WHAT NEEDS TO BE DONE -
Quote every line below exactly and skip any picture.

GIVEN MATERIAL -
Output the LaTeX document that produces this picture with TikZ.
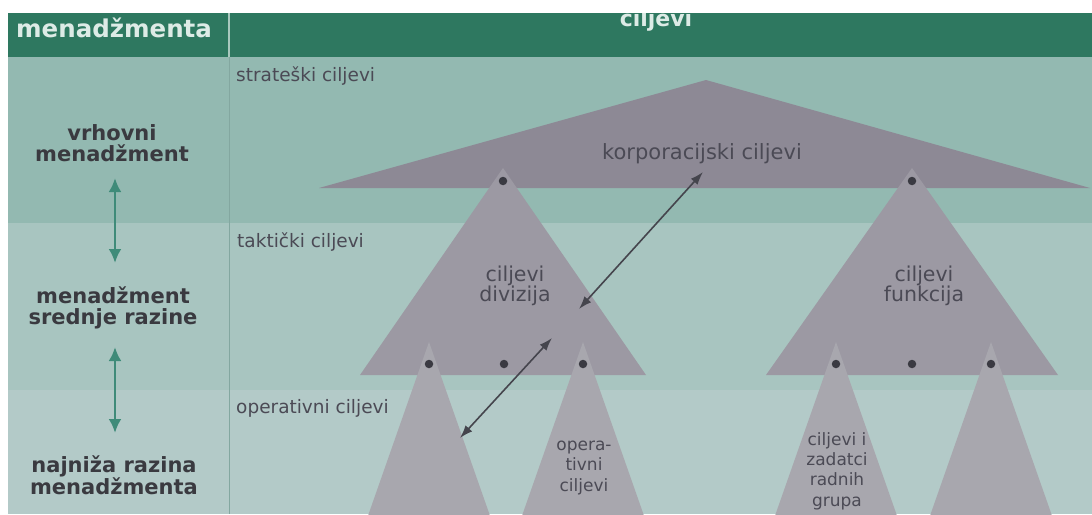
\documentclass[tikz,border=0pt]{standalone}
\usepackage{fontspec}
\setmainfont{DejaVu Sans}
\usetikzlibrary{arrows.meta}
\definecolor{hdr}{HTML}{2E7860}
\definecolor{hdrtxt}{HTML}{DDEBE6}
\definecolor{rowA}{HTML}{93B9B1}
\definecolor{rowB}{HTML}{A8C5C0}
\definecolor{rowC}{HTML}{B3CAC8}
\definecolor{divline}{HTML}{83A7A0}
\definecolor{bigtri}{HTML}{8D8995}
\definecolor{midtri}{HTML}{9C99A3}
\definecolor{lowtri}{HTML}{A8A7AE}
\definecolor{dotc}{HTML}{3A3A42}
\definecolor{txtg}{HTML}{4B4A55}
\definecolor{lvlg}{HTML}{3A3A40}
\definecolor{tealarr}{HTML}{3F8B79}
\definecolor{darkarr}{HTML}{45454D}
\begin{document}
\begin{tikzpicture}[x=1pt,y=-1pt,
  lbl/.style={font=\fontsize{20.5}{20}\selectfont, text=txtg, inner sep=0pt, align=center},
  smlbl/.style={font=\fontsize{17}{20.3}\selectfont, text=txtg, inner sep=0pt, align=center},
  rowlbl/.style={font=\fontsize{18.5}{20}\selectfont, text=txtg, inner sep=0pt, anchor=west},
  lvl/.style={font=\bfseries\fontsize{21}{21.5}\selectfont, text=lvlg, inner sep=0pt, align=center},
  hdrlbl/.style={font=\bfseries\fontsize{24.5}{26}\selectfont, text=hdrtxt, inner sep=0pt},
  dotn/.style={circle, fill=dotc, minimum size=8.5pt, inner sep=0pt},
  tealud/.style={{Latex[length=14pt,width=13pt]}-{Latex[length=14pt,width=13pt]}, line width=2.8pt, draw=tealarr},
  darkud/.style={{Latex[length=13pt,width=9pt]}-{Latex[length=13pt,width=9pt]}, line width=1.6pt, draw=darkarr}]
\useasboundingbox (0,0) rectangle (1092,514);
\fill[white] (0,0) rectangle (1092,514);
% rows
\fill[rowA] (8,57) rectangle (1092,223);
\fill[rowB] (8,223) rectangle (1092,390);
\fill[rowC] (8,390) rectangle (1092,514);
% header
\fill[hdr] (8,13) rectangle (1092,57);
\draw[hdrtxt!70!hdr, line width=1.5pt] (229,13) -- (229,57);
\draw[divline, line width=0.8pt] (229,57) -- (229,514);
\begin{scope}
\clip (8,13) rectangle (1092,57);
\node[hdrlbl, anchor=base west] (hm) at (16,37) {menadžmenta};
\node[hdrlbl, font=\bfseries\fontsize{22}{24}\selectfont, anchor=base] (hc) at (656,26) {ciljevi};
\end{scope}
% row labels
\node[rowlbl] (rs) at (236,76) {strateški ciljevi};
\node[rowlbl] (rt) at (237,242) {taktički ciljevi};
\node[rowlbl] (ro) at (236,408) {operativni ciljevi};
% level labels
\node[lvl] (l1) at (112,143) {vrhovni\\menadžment};
\node[lvl] (l2) at (113,308) {menadžment\\srednje razine};
\node[lvl] (l3) at (114,475) {najniža razina\\menadžmenta};
\coordinate (a1t) at (115,178); \coordinate (a1b) at (115,263);
\coordinate (a2t) at (115,347); \coordinate (a2b) at (115,433);
\draw[tealud] (a1t) -- (a1b);
\draw[tealud] (a2t) -- (a2b);
% triangles
\begin{scope}
\clip (8,57) rectangle (1092,514);
\fill[bigtri] (706,80) -- (1090,188) -- (319,188) -- cycle;
\fill[midtri] (503,168) -- (646,375) -- (360,375) -- cycle;
\fill[midtri] (912,168) -- (1058,375) -- (766,375) -- cycle;
\fill[lowtri] (429,342) -- (495,530) -- (363,530) -- cycle;
\fill[lowtri] (583,342) -- (649,530) -- (517,530) -- cycle;
\fill[lowtri] (836,342) -- (902,530) -- (770,530) -- cycle;
\fill[lowtri] (991,342) -- (1057,530) -- (925,530) -- cycle;
\end{scope}
% dots
\node[dotn] (d0) at (503,181) {};
\node[dotn] (d1) at (912,181) {};
\node[dotn] (d2) at (429,364) {};
\node[dotn] (d3) at (504,364) {};
\node[dotn] (d4) at (583,364) {};
\node[dotn] (d5) at (836,364) {};
\node[dotn] (d6) at (912,364) {};
\node[dotn] (d7) at (991,364) {};
% triangle labels
\node[lbl, font=\fontsize{21}{20}\selectfont] (korp) at (702,154) {korporacijski ciljevi};
\node[lbl] (div) at (515,286) {ciljevi\\divizija};
\node[lbl] (fun) at (924,286) {ciljevi\\funkcija};
\node[smlbl] (opc) at (584,468) {opera-\\tivni\\ciljevi};
\node[smlbl] (grp) at (837,471) {ciljevi i\\zadatci\\radnih\\grupa};
% diagonal arrows
\coordinate (x1a) at (579,309); \coordinate (x1b) at (703,172);
\coordinate (x2a) at (460,438); \coordinate (x2b) at (552,338);
\draw[darkud] (x1a) -- (x1b);
\draw[darkud] (x2a) -- (x2b);
\end{tikzpicture}
\end{document}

FULL ANSWER -
Output the LaTeX document that produces this picture with TikZ.
\documentclass[tikz,border=0pt]{standalone}
\usepackage{fontspec}
\setmainfont{DejaVu Sans}
\usetikzlibrary{arrows.meta}
\definecolor{hdr}{HTML}{2E7860}
\definecolor{hdrtxt}{HTML}{DDEBE6}
\definecolor{rowA}{HTML}{93B9B1}
\definecolor{rowB}{HTML}{A8C5C0}
\definecolor{rowC}{HTML}{B3CAC8}
\definecolor{divline}{HTML}{83A7A0}
\definecolor{bigtri}{HTML}{8D8995}
\definecolor{midtri}{HTML}{9C99A3}
\definecolor{lowtri}{HTML}{A8A7AE}
\definecolor{dotc}{HTML}{3A3A42}
\definecolor{txtg}{HTML}{4B4A55}
\definecolor{lvlg}{HTML}{3A3A40}
\definecolor{tealarr}{HTML}{3F8B79}
\definecolor{darkarr}{HTML}{45454D}
\begin{document}
\begin{tikzpicture}[x=1pt,y=-1pt,
  lbl/.style={font=\fontsize{20.5}{20}\selectfont, text=txtg, inner sep=0pt, align=center},
  smlbl/.style={font=\fontsize{17}{20.3}\selectfont, text=txtg, inner sep=0pt, align=center},
  rowlbl/.style={font=\fontsize{18.5}{20}\selectfont, text=txtg, inner sep=0pt, anchor=west},
  lvl/.style={font=\bfseries\fontsize{21}{21.5}\selectfont, text=lvlg, inner sep=0pt, align=center},
  hdrlbl/.style={font=\bfseries\fontsize{24.5}{26}\selectfont, text=hdrtxt, inner sep=0pt},
  dotn/.style={circle, fill=dotc, minimum size=8.5pt, inner sep=0pt},
  tealud/.style={{Latex[length=14pt,width=13pt]}-{Latex[length=14pt,width=13pt]}, line width=2.8pt, draw=tealarr},
  darkud/.style={{Latex[length=13pt,width=9pt]}-{Latex[length=13pt,width=9pt]}, line width=1.6pt, draw=darkarr}]
\useasboundingbox (0,0) rectangle (1092,514);
\fill[white] (0,0) rectangle (1092,514);
% rows
\fill[rowA] (8,57) rectangle (1092,223);
\fill[rowB] (8,223) rectangle (1092,390);
\fill[rowC] (8,390) rectangle (1092,514);
% header
\fill[hdr] (8,13) rectangle (1092,57);
\draw[hdrtxt!70!hdr, line width=1.5pt] (229,13) -- (229,57);
\draw[divline, line width=0.8pt] (229,57) -- (229,514);
\begin{scope}
\clip (8,13) rectangle (1092,57);
\node[hdrlbl, anchor=base west] (hm) at (16,37) {menadžmenta};
\node[hdrlbl, font=\bfseries\fontsize{22}{24}\selectfont, anchor=base] (hc) at (656,26) {ciljevi};
\end{scope}
% row labels
\node[rowlbl] (rs) at (236,76) {strateški ciljevi};
\node[rowlbl] (rt) at (237,242) {taktički ciljevi};
\node[rowlbl] (ro) at (236,408) {operativni ciljevi};
% level labels
\node[lvl] (l1) at (112,143) {vrhovni\\menadžment};
\node[lvl] (l2) at (113,308) {menadžment\\srednje razine};
\node[lvl] (l3) at (114,475) {najniža razina\\menadžmenta};
\coordinate (a1t) at (115,178); \coordinate (a1b) at (115,263);
\coordinate (a2t) at (115,347); \coordinate (a2b) at (115,433);
\draw[tealud] (a1t) -- (a1b);
\draw[tealud] (a2t) -- (a2b);
% triangles
\begin{scope}
\clip (8,57) rectangle (1092,514);
\fill[bigtri] (706,80) -- (1090,188) -- (319,188) -- cycle;
\fill[midtri] (503,168) -- (646,375) -- (360,375) -- cycle;
\fill[midtri] (912,168) -- (1058,375) -- (766,375) -- cycle;
\fill[lowtri] (429,342) -- (495,530) -- (363,530) -- cycle;
\fill[lowtri] (583,342) -- (649,530) -- (517,530) -- cycle;
\fill[lowtri] (836,342) -- (902,530) -- (770,530) -- cycle;
\fill[lowtri] (991,342) -- (1057,530) -- (925,530) -- cycle;
\end{scope}
% dots
\node[dotn] (d0) at (503,181) {};
\node[dotn] (d1) at (912,181) {};
\node[dotn] (d2) at (429,364) {};
\node[dotn] (d3) at (504,364) {};
\node[dotn] (d4) at (583,364) {};
\node[dotn] (d5) at (836,364) {};
\node[dotn] (d6) at (912,364) {};
\node[dotn] (d7) at (991,364) {};
% triangle labels
\node[lbl, font=\fontsize{21}{20}\selectfont] (korp) at (702,154) {korporacijski ciljevi};
\node[lbl] (div) at (515,286) {ciljevi\\divizija};
\node[lbl] (fun) at (924,286) {ciljevi\\funkcija};
\node[smlbl] (opc) at (584,468) {opera-\\tivni\\ciljevi};
\node[smlbl] (grp) at (837,471) {ciljevi i\\zadatci\\radnih\\grupa};
% diagonal arrows
\coordinate (x1a) at (579,309); \coordinate (x1b) at (703,172);
\coordinate (x2a) at (460,438); \coordinate (x2b) at (552,338);
\draw[darkud] (x1a) -- (x1b);
\draw[darkud] (x2a) -- (x2b);
\end{tikzpicture}
\end{document}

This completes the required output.